I want to explain why this code is working well. but... I'm not good at english... I just hope it's helpful/

After accept answer.

Too many magic numbers.

In the original, there are constants 5, 0x10, 6 that do not show there relationship to the goal of a 5 binary digit number.

Then when going to 8, the constants 8, 0x10, 9 were used. Since 0x10 was not adjusted, code failed.
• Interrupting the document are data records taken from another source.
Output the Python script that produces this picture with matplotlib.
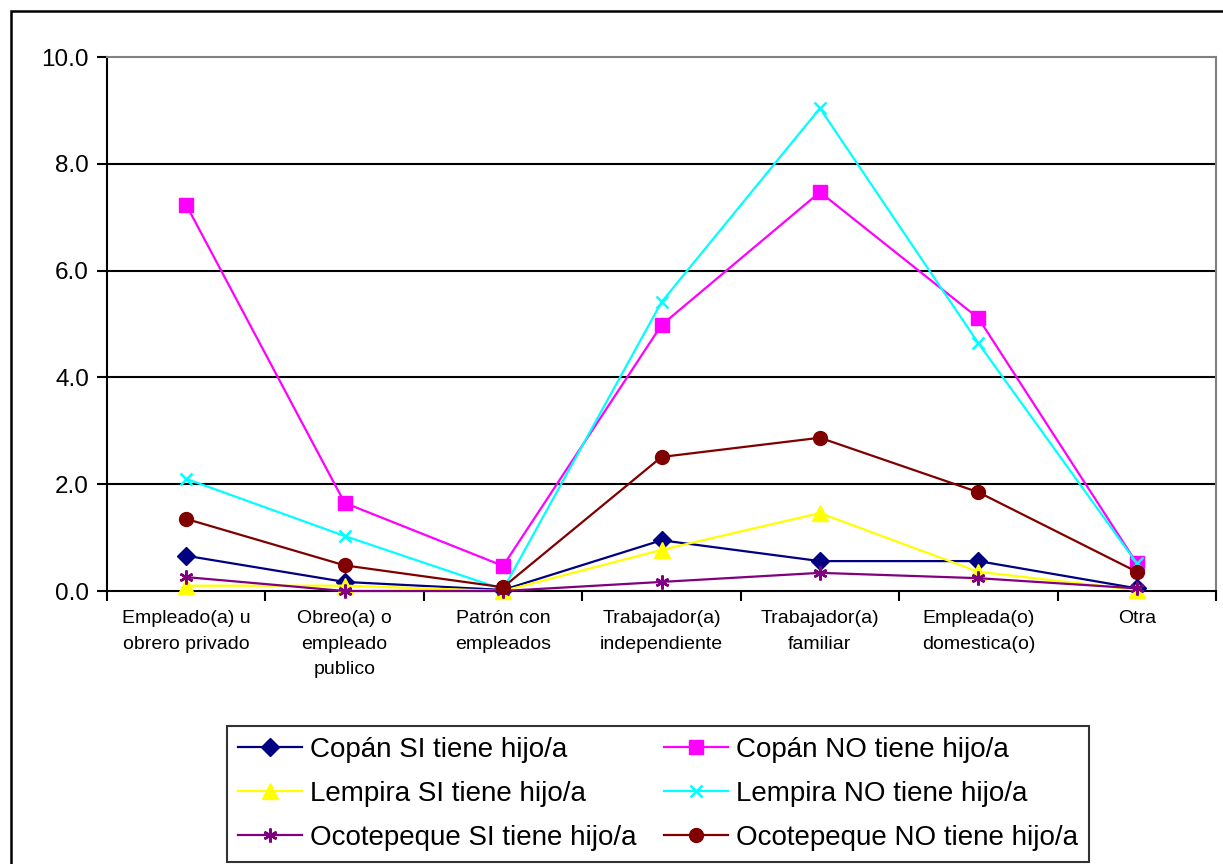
import numpy as np
import matplotlib.pyplot as plt
from matplotlib.patches import Rectangle

categories = ["Empleado(a) u\nobrero privado", "Obreo(a) o\nempleado\npublico",
              "Patrón con\nempleados", "Trabajador(a)\nindependiente",
              "Trabajador(a)\nfamiliar", "Empleada(o)\ndomestica(o)", "Otra"]

copan_si = [0.66, 0.17, 0.02, 0.95, 0.56, 0.56, 0.05]
copan_no = [7.23, 1.65, 0.47, 4.98, 7.47, 5.11, 0.52]
lempira_si = [0.10, 0.10, 0.00, 0.77, 1.46, 0.36, 0.02]
lempira_no = [2.10, 1.03, 0.03, 5.41, 9.04, 4.64, 0.52]
ocote_si = [0.26, 0.00, 0.00, 0.17, 0.34, 0.24, 0.05]
ocote_no = [1.35, 0.48, 0.07, 2.51, 2.87, 1.85, 0.36]

series = [
    ("Copán SI tiene hijo/a", copan_si, "#000080", "D", 9, 1),
    ("Copán NO tiene hijo/a", copan_no, "#FF00FF", "s", 10, 1),
    ("Lempira SI tiene hijo/a", lempira_si, "#FFFF00", "^", 11, 1),
    ("Lempira NO tiene hijo/a", lempira_no, "#00FFFF", "x", 9, 1.8),
    ("Ocotepeque SI tiene hijo/a", ocote_si, "#800080", (6, 2, 0), 10, 1.8),
    ("Ocotepeque NO tiene hijo/a", ocote_no, "#800000", "o", 10, 1),
]

plt.rcParams['font.family'] = ['Liberation Sans', 'DejaVu Sans']

fig = plt.figure(figsize=(12.23, 8.64), dpi=100)
ax = fig.add_axes([107 / 1223, 1 - 591 / 864, (1216 - 107) / 1223, (591 - 57) / 864])

x = np.arange(len(categories))
lines = {}
for label, vals, col, mk, ms, mew in series:
    ln, = ax.plot(x, vals, color=col, marker=mk, markersize=ms, markeredgewidth=mew,
                  markeredgecolor=col, markerfacecolor=col, linewidth=1.6, label=label,
                  clip_on=False, zorder=3)
    lines[label] = ln

ax.set_xlim(-0.5, 6.5)
ax.set_ylim(0, 10)
ax.set_yticks(np.arange(0, 10.1, 2))
ax.set_yticklabels([f"{v:.1f}" for v in np.arange(0, 10.1, 2)], fontsize=17.5)
for yv in [2, 4, 6, 8]:
    ax.axhline(yv, color="black", linewidth=1.5, zorder=1)

ax.set_xticks(x)
ax.set_xticklabels(categories, fontsize=14, linespacing=1.65)
ax.tick_params(axis="x", which="major", length=0, pad=14)
ax.set_xticks(np.arange(-0.5, 7, 1), minor=True)
ax.tick_params(axis="x", which="minor", length=7, width=1.5, direction="out")
ax.tick_params(axis="y", length=7, width=1.5, direction="out", pad=6)

ax.spines["left"].set_linewidth(1.5)
ax.spines["bottom"].set_linewidth(1.5)
ax.spines["top"].set_color("#808080")
ax.spines["top"].set_linewidth(1.5)
ax.spines["right"].set_color("#808080")
ax.spines["right"].set_linewidth(1.5)

# legend filled row by row: SI on the left, NO on the right
order = [0, 2, 4, 1, 3, 5]
handles = [lines[series[i][0]] for i in order]
labels = [series[i][0] for i in order]
leg = fig.legend(handles, labels, loc="lower left",
                 bbox_to_anchor=(227 / 1223, 2 / 864, (1089 - 227) / 1223, (862 - 720) / 864),
                 mode="expand", ncol=2, fontsize=20, frameon=True, fancybox=False,
                 handlelength=2.3, borderaxespad=0, labelspacing=0.65, columnspacing=1.0,
                 handletextpad=0.3, borderpad=0.4)
leg.get_frame().set_edgecolor("black")
leg.get_frame().set_linewidth(1.5)

fig.patches.append(Rectangle((11 / 1223, -0.05), 1.1, 1 - 11 / 864 + 0.05, transform=fig.transFigure,
                             fill=False, edgecolor="black", linewidth=1.8))

fig.savefig("out.png", dpi=100)
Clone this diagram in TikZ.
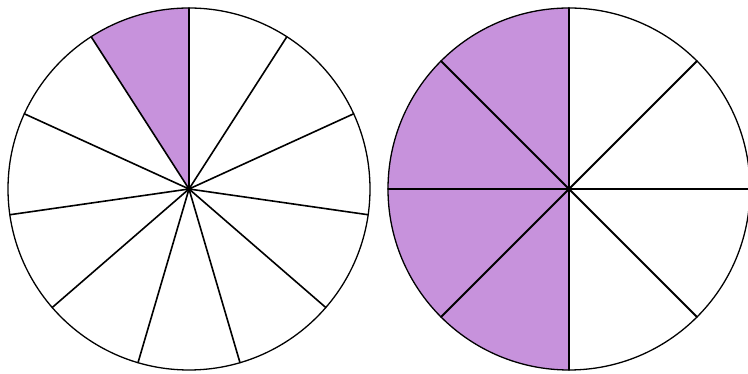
\documentclass[tikz,border=0pt]{standalone}
\usepackage{xcolor}
\definecolor{piepurple}{HTML}{C792DC}

\begin{document}
\begin{tikzpicture}[
  x=1pt, y=1pt,
  shadedslice/.style={fill=piepurple},
  rimline/.style={line width=1.3pt},
  spokeline/.style={line width=1.6pt, line cap=round}
]
  \useasboundingbox (0,0) rectangle (748,374);
  % left circle: elevenths, one shaded
  \coordinate (lc) at (189,185);
  \fill[shadedslice] (lc) -- ++(90:181pt) arc[start angle=90, end angle={90+360/11}, radius=181pt] -- cycle;
  \draw[rimline] (lc) circle[radius=181pt];
  \foreach \k in {0,...,10}
    \draw[spokeline] (lc) -- ++({90+\k*360/11}:181pt);
  \fill (lc) circle[radius=3pt];
  % right circle: eighths, left half shaded
  \coordinate (rc) at (569,185);
  \fill[shadedslice] (rc) -- ++(90:181pt) arc[start angle=90, end angle=270, radius=181pt] -- cycle;
  \draw[rimline] (rc) circle[radius=181pt];
  \foreach \k in {0,...,7}
    \draw[spokeline, line width=2pt] (rc) -- ++({\k*45}:181pt);
  \fill (rc) circle[radius=2.5pt];
\end{tikzpicture}
\end{document}
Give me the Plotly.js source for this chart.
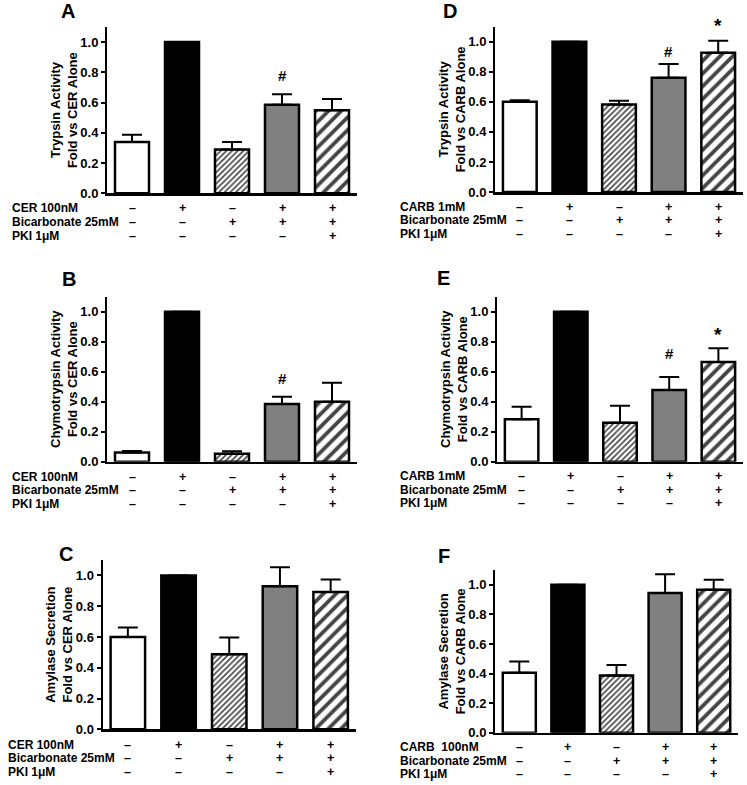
<!DOCTYPE html>
<html>
<head>
<meta charset="utf-8">
<script src="https://cdn.plot.ly/plotly-3.0.1.min.js"></script>
<style>html,body{margin:0;padding:0;background:#fff;}#chart{width:747px;height:785px;}</style>
</head>
<body>
<div id="chart"></div>
<script>
// ---- data ----
var groups = [0, 1, 2, 3, 4];
var stimRow = ['–', '+', '–', '+', '+'];
var bicarbRow = ['–', '–', '+', '+', '+'];
var pkiRow = ['–', '–', '–', '–', '+'];

var trypsinCER = [0.34, 1.0, 0.29, 0.585, 0.55];
var trypsinCERsem = [0.047, 0, 0.049, 0.07, 0.073];
var chymoCER = [0.062, 1.0, 0.053, 0.385, 0.40];
var chymoCERsem = [0.01, 0, 0.016, 0.048, 0.127];
var amylaseCER = [0.60, 1.0, 0.488, 0.93, 0.892];
var amylaseCERsem = [0.061, 0, 0.108, 0.123, 0.082];
var trypsinCARB = [0.60, 1.0, 0.583, 0.76, 0.927];
var trypsinCARBsem = [0.011, 0, 0.024, 0.092, 0.08];
var chymoCARB = [0.283, 1.0, 0.26, 0.478, 0.665];
var chymoCARBsem = [0.084, 0, 0.113, 0.087, 0.091];
var amylaseCARB = [0.406, 1.0, 0.386, 0.944, 0.966];
var amylaseCARBsem = [0.075, 0, 0.072, 0.128, 0.068];

var yTicks = [0, 0.2, 0.4, 0.6, 0.8, 1.0];
var Y_MAX = 1.1;

// panel definitions
var panels = [
  {letter: 'A', y: trypsinCER, e: trypsinCERsem, t1: 'Trypsin Activity', t2: 'Fold vs CER Alone', stim: 'CER 100nM',
   marks: [{i: 3, s: '#', v: 0.78}]},
  {letter: 'B', y: chymoCER, e: chymoCERsem, t1: 'Chymotrypsin Activity', t2: 'Fold vs CER Alone', stim: 'CER 100nM',
   marks: [{i: 3, s: '#', v: 0.556}]},
  {letter: 'C', y: amylaseCER, e: amylaseCERsem, t1: 'Amylase Secretion', t2: 'Fold vs CER Alone', stim: 'CER 100nM',
   marks: []},
  {letter: 'D', y: trypsinCARB, e: trypsinCARBsem, t1: 'Trypsin Activity', t2: 'Fold vs CARB Alone', stim: 'CARB 1mM',
   marks: [{i: 3, s: '#', v: 0.933}, {i: 4, s: '*', v: 1.11}]},
  {letter: 'E', y: chymoCARB, e: chymoCARBsem, t1: 'Chymotrypsin Activity', t2: 'Fold vs CARB Alone', stim: 'CARB 1mM',
   marks: [{i: 3, s: '#', v: 0.72}, {i: 4, s: '*', v: 0.85}]},
  {letter: 'F', y: amylaseCARB, e: amylaseCARBsem, t1: 'Amylase Secretion', t2: 'Fold vs CARB Alone', stim: 'CARB  100nM',
   marks: []}
];

// ---- layout geometry (pixels) ----
var W = 747, H = 785;
var geom = [
  {x0: 107, x1: 357, yTop: 27, yBot: 193.3, rows: [208.3, 221.7, 235.5], labX: 10, letX: 67.5, letY: 11.5},
  {x0: 107, x1: 357, yTop: 296.7, yBot: 461.7, rows: [476.7, 490, 503.5], labX: 10, letX: 69, letY: 278.5},
  {x0: 102.5, x1: 356, yTop: 560, yBot: 729.3, rows: [745, 758.3, 772], labX: 6, letX: 66, letY: 554},
  {x0: 495, x1: 743, yTop: 26.7, yBot: 192, rows: [207, 220.3, 234.3], labX: 398, letX: 450.5, letY: 11.5},
  {x0: 497, x1: 743, yTop: 296.7, yBot: 461.7, rows: [476.3, 489.6, 503.3], labX: 398, letX: 443.5, letY: 278},
  {x0: 495, x1: 738, yTop: 570, yBot: 732.7, rows: [747.3, 760.7, 774], labX: 398, letX: 444, letY: 555.5}
];

var FONT = 'Arial, "Liberation Sans", Helvetica, sans-serif';
var fills = ['#ffffff', '#000000', '#ffffff', '#808080', '#ffffff'];
var patShapes = ['', '', '/', '', '/'];
var patSizes = [8, 8, 4, 8, 9];
var patSolid = [0.3, 0.3, 0.4, 0.3, 0.42];

var traces = [];
var layout = {
  width: W, height: H,
  margin: {l: 0, r: 0, t: 0, b: 0},
  paper_bgcolor: '#ffffff', plot_bgcolor: 'rgba(0,0,0,0)',
  showlegend: false,
  font: {family: FONT, color: '#000', weight: 'bold'},
  annotations: []
};

panels.forEach(function (p, k) {
  var g = geom[k];
  var n = k + 1;
  var xa = 'x' + (n === 1 ? '' : n), ya = 'y' + (n === 1 ? '' : n);
  var xk = 'xaxis' + (n === 1 ? '' : n), yk = 'yaxis' + (n === 1 ? '' : n);
  traces.push({
    type: 'bar', x: groups, y: p.y, xaxis: xa, yaxis: ya, width: 0.68,
    marker: {
      color: fills,
      line: {color: '#000', width: 2.5},
      pattern: {shape: patShapes, size: patSizes, solidity: patSolid, fgcolor: '#000', fgopacity: 1,
        bgcolor: '#fff', fillmode: 'overlay'}
    },
    error_y: {type: 'data', symmetric: false, array: p.e, arrayminus: p.e.map(function () { return 0; }),
      color: '#000', thickness: 2, width: 10},
    hoverinfo: 'skip'
  });
  layout[xk] = {
    domain: [g.x0 / W, g.x1 / W], anchor: ya, range: [-0.5, 4.5],
    showline: true, linecolor: '#000', linewidth: 2.5, showgrid: false, zeroline: false,
    ticks: '', showticklabels: false, fixedrange: true
  };
  layout[yk] = {
    domain: [1 - g.yBot / H, 1 - g.yTop / H], anchor: xa, range: [0, Y_MAX],
    showline: true, linecolor: '#000', linewidth: 2, showgrid: false, zeroline: false,
    ticks: 'outside', ticklen: 4, tickwidth: 2, tickcolor: '#000',
    tickmode: 'array', tickvals: yTicks, tickformat: '.1f',
    tickfont: {family: FONT, size: 13, color: '#000', weight: 'bold'},
    title: {text: p.t1 + '<br>' + p.t2, font: {family: FONT, size: 13, color: '#000', weight: 'bold'}, standoff: 0},
    fixedrange: true
  };
  // treatment rows: labels and +/- signs under each bar
  var rowLabels = [p.stim, 'Bicarbonate 25mM', 'PKI 1μM'];
  var rowSigns = [stimRow, bicarbRow, pkiRow];
  rowLabels.forEach(function (t, r) {
    var yp = 1 - g.rows[r] / H;
    layout.annotations.push({
      xref: 'paper', yref: 'paper', x: g.labX / W, y: yp,
      xanchor: 'left', yanchor: 'middle', showarrow: false, text: t,
      font: {family: FONT, size: 12, color: '#000', weight: 'bold'}
    });
    groups.forEach(function (gi, j) {
      layout.annotations.push({
        xref: xa, yref: 'paper', x: gi, y: yp,
        xanchor: 'center', yanchor: 'middle', showarrow: false, text: rowSigns[r][j],
        font: {family: FONT, size: 12.5, color: '#000', weight: 'bold'}
      });
    });
  });
  // panel letter
  layout.annotations.push({
    xref: 'paper', yref: 'paper', x: g.letX / W, y: 1 - g.letY / H,
    xanchor: 'center', yanchor: 'middle', showarrow: false, text: p.letter,
    font: {family: FONT, size: 20, color: '#000', weight: 'bold'}
  });
  // significance marks (placed in the y-axis domain so they may sit above the range)
  p.marks.forEach(function (m) {
    layout.annotations.push({
      xref: xa, yref: ya + ' domain', x: m.i, y: m.v / Y_MAX, xanchor: 'center', yanchor: 'middle',
      showarrow: false, text: m.s,
      font: {family: FONT, size: m.s === '*' ? 19 : 15, color: '#000', weight: 'bold'}
    });
  });
});

Plotly.newPlot('chart', traces, layout, {displayModeBar: false, staticPlot: true});
</script>
</body>
</html>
Instead approach the problem with a more general point-on-view and use code that eliminates or better expresses these magic numbers.

#define BitWidth 5

void getBin(int num, char *str)
{
  int mask = 1 << (BitWidth - 1);
  // skip the original shift left and then immediately shift right
  do {
    *str++ = !!(mask & num) + '0';
  } while (mask >>= 1);
  *str = '\0';  // by appending at the end, no need for a magic number
}  

int main()
{
  char str[BitWidth + 1];
  getBin(10, str);
  printf("%s\n", str);
  return 0;
}

Note: the above approach (and other answers) have a problem when BitWidth matches the int width. But that is another issue easily solved by using unsigned math.

void getBin(int num, char *str)
{
  *(str+8) = '\0';
  int mask = 0x80 << 1;
  while(mask >>= 1)
    *str++ = !!(mask & num) + '0';
}

main()
{
  char str[9];
  getBin(254, str);
  printf("%s\n", str);
  return 0;
}

For 8-bit number you need array of 9 chars. Also you need to change mask, so it can mask all bits.

The mask for the most significant bit for a 5-bit number like 11111 is 10000 which is equal to 16 decimal or 10 hexadecimal. Same thing for 8-bit number. The mask is 10000000. Since the loop start with mask >>= 1 the mask is shifted one to left int mask = 0x10 << 1; to compensate. Thus to modify it for a x-bit number, define an array of x+1 chars. Put \0 at index x. Find the x-bit number where the most significant bit of it is 1 and others are 0. The number is 2^(x-1) (2 power (x-1)).